Мы уже сказали о том, что смысл лагеря состоит не только в отрицании жизни; что внушаемый им ужас не исчерпывается ни смертью, ни числом его жертв; что в лагере уничижается не достоинство жизни, а достоинство смерти. Ханна Арендт в интервью, данном Гюнтеру Гаусу в 1964 году, описывает свои ощущения в то время, когда правда о лагерях начала распространяться во всех подробностях:
Раньше мы говорили: ну хорошо, у нас есть враги. Это вполне естественно. Почему бы нам не иметь врагов? Но это было совсем другое. Было так, будто разверзлась бездна… Это не должно было случиться. Я имею в виду не только количество жертв. Я имею в виду способы, производство трупов и так далее. Нет необходимости говорить об этом подробнее.
Это не должно было случиться. Там произошло нечто такое, с чем мы не можем смириться. Никто из нас не может[129].

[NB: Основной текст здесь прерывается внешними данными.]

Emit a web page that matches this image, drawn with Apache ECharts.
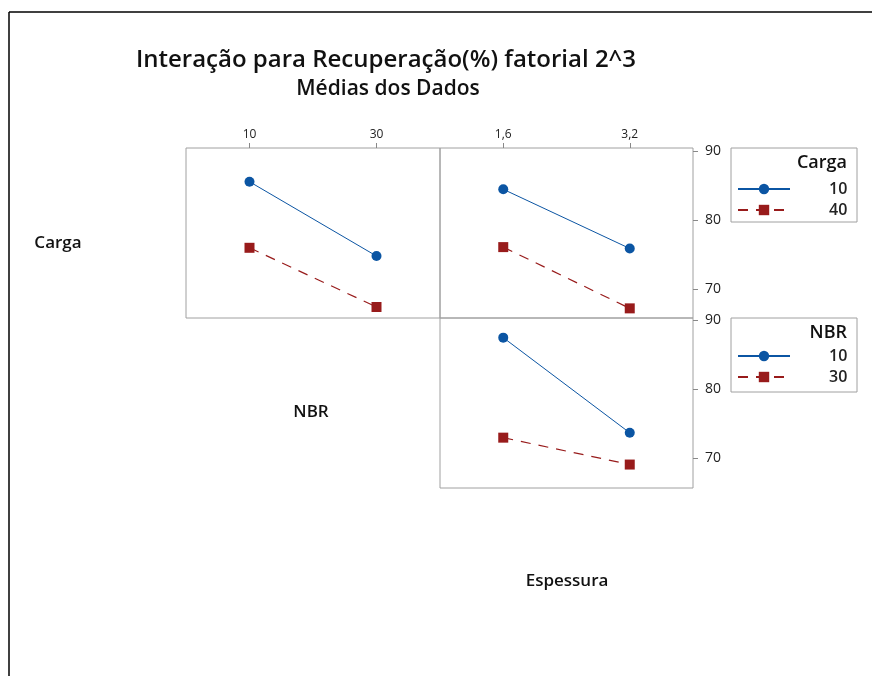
<!DOCTYPE html>
<html>
<head>
<meta charset="utf-8">
<script src="https://cdn.jsdelivr.net/npm/echarts@6/dist/echarts.min.js"></script>
<style>
  html, body { margin: 0; padding: 0; background: #fff; }
  #main { width: 872px; height: 676px; }
</style>
</head>
<body>
<div id="main"></div>
<script>
// dados (médias)
var nbrLevels = ['10', '30'];
var espLevels = ['1,6', '3,2'];
var yTicks = [70, 80, 90];

// Carga x NBR
var cargaNbr10 = [85.6, 74.8];
var cargaNbr40 = [76.0, 67.4];
// Carga x Espessura
var cargaEsp10 = [84.5, 75.9];
var cargaEsp40 = [76.1, 67.2];
// NBR x Espessura
var nbrEsp10 = [87.5, 73.7];
var nbrEsp30 = [73.0, 69.1];

var BLUE = '#0b55a3';
var RED = '#981b1b';
var FONT = '"Open Sans", "Noto Sans", sans-serif';

var chart = echarts.init(document.getElementById('main'));

function blueLine(name, x, y, data) {
  return {
    name: name, type: 'line', xAxisIndex: x, yAxisIndex: y, data: data,
    symbol: 'circle', symbolSize: 10,
    itemStyle: { color: BLUE },
    lineStyle: { color: BLUE, width: 1 },
    animation: false
  };
}
function redLine(name, x, y, data) {
  return {
    name: name, type: 'line', xAxisIndex: x, yAxisIndex: y, data: data,
    symbol: 'rect', symbolSize: 10,
    itemStyle: { color: RED },
    lineStyle: { color: RED, width: 1.2, type: [10, 8] },
    animation: false
  };
}
function xAx(grid, cats, showLabels) {
  return {
    type: 'category', gridIndex: grid, data: cats, position: 'top',
    boundaryGap: true,
    axisLine: { show: false },
    axisTick: { show: showLabels, alignWithLabel: true, length: 5, lineStyle: { color: '#888' } },
    axisLabel: { show: showLabels, margin: 7, color: '#222', fontSize: 12, fontFamily: FONT }
  };
}
function yAx(grid, min, max, show) {
  return {
    type: 'value', gridIndex: grid, min: min, max: max, position: 'right',
    splitLine: { show: false },
    axisLine: { show: false },
    axisTick: { show: show, length: 5, lineStyle: { color: '#888' }, customValues: yTicks },
    axisLabel: { show: show, margin: 12, color: '#222', fontSize: 14, fontFamily: FONT, customValues: yTicks }
  };
}
function legendAt(top, names) {
  return {
    left: 737, top: top, orient: 'vertical', padding: 0,
    data: names,
    itemWidth: 52, itemHeight: 13, itemGap: 5,
    selectedMode: false,
    textStyle: { color: '#222', fontSize: 16, lineHeight: 16, fontWeight: 600, fontFamily: FONT, padding: [0, 0, 0, 34] }
  };
}
function label(x, y, text, size, align) {
  return {
    type: 'text', x: x, y: y,
    style: { text: text, textAlign: align || 'center', textVerticalAlign: 'middle', font: '600 ' + size + 'px ' + FONT, fill: '#111' }
  };
}

var option = {
  backgroundColor: '#fff',
  textStyle: { fontFamily: FONT },
  grid: [
    { left: 186, top: 148, width: 254, height: 170, show: true, borderColor: '#a0a0a0', borderWidth: 1 },
    { left: 440, top: 148, width: 253, height: 170, show: true, borderColor: '#a0a0a0', borderWidth: 1 },
    { left: 440, top: 318, width: 253, height: 170, show: true, borderColor: '#a0a0a0', borderWidth: 1 }
  ],
  xAxis: [
    xAx(0, nbrLevels, true),
    xAx(1, espLevels, true),
    xAx(2, espLevels, false)
  ],
  yAxis: [
    yAx(0, 65.8, 90.5, false),
    yAx(1, 65.8, 90.5, true),
    yAx(2, 65.7, 90.35, true)
  ],
  legend: [
    legendAt(181, ['10', '40']),
    legendAt(348, ['10', '30'])
  ],
  series: [
    blueLine('10', 0, 0, cargaNbr10),
    redLine('40', 0, 0, cargaNbr40),
    blueLine('10', 1, 1, cargaEsp10),
    redLine('40', 1, 1, cargaEsp40),
    blueLine('10', 2, 2, nbrEsp10),
    redLine('30', 2, 2, nbrEsp30)
  ],
  graphic: [
    // moldura (só topo e esquerda aparecem no recorte)
    { type: 'line', shape: { x1: 9, y1: 12, x2: 872, y2: 12 }, style: { stroke: '#000', lineWidth: 1.5 } },
    { type: 'line', shape: { x1: 9, y1: 12, x2: 9, y2: 676 }, style: { stroke: '#000', lineWidth: 1.5 } },
    // titulos
    label(386, 60, 'Interação para Recuperação(%) fatorial 2^3', 24),
    label(388, 89, 'Médias dos Dados', 21),
    // nomes dos fatores
    label(58, 243, 'Carga', 17),
    label(311, 412, 'NBR', 17),
    label(567, 581, 'Espessura', 17),
    // caixas das legendas
    { type: 'rect', shape: { x: 731, y: 148, width: 126, height: 74 }, style: { fill: 'none', stroke: '#a0a0a0', lineWidth: 1 }, z: 0 },
    { type: 'rect', shape: { x: 731, y: 318, width: 126, height: 74 }, style: { fill: 'none', stroke: '#a0a0a0', lineWidth: 1 }, z: 0 },
    label(847, 163, 'Carga', 18, 'right'),
    label(847, 333, 'NBR', 18, 'right')
  ]
};

chart.setOption(option);
</script>
</body>
</html>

Возникает впечатление, что каждая фраза несет в себе смысл столь тягостный, что говорящий вынужден прибегать к оборотам, представляющим нечто среднее между эвфемизмом и словами, которых прежде не существовало. Прежде всего любопытно повторенное дважды выражение «это не должно было случиться» — оно произносится тоном, по крайней мере на первый взгляд, гневным, который тем более удивительно слышать от автора самой смелой и откровенной книги нашего времени, посвященной проблеме зла. Это впечатление еще более усиливают последние слова: «мы не можем с этим смириться, никто из нас не может». (Предрассудок, по словам Ницше, происходит от неспособности воли принять то, что произошло, смириться с необратимостью времени и с тем, что «так случилось».).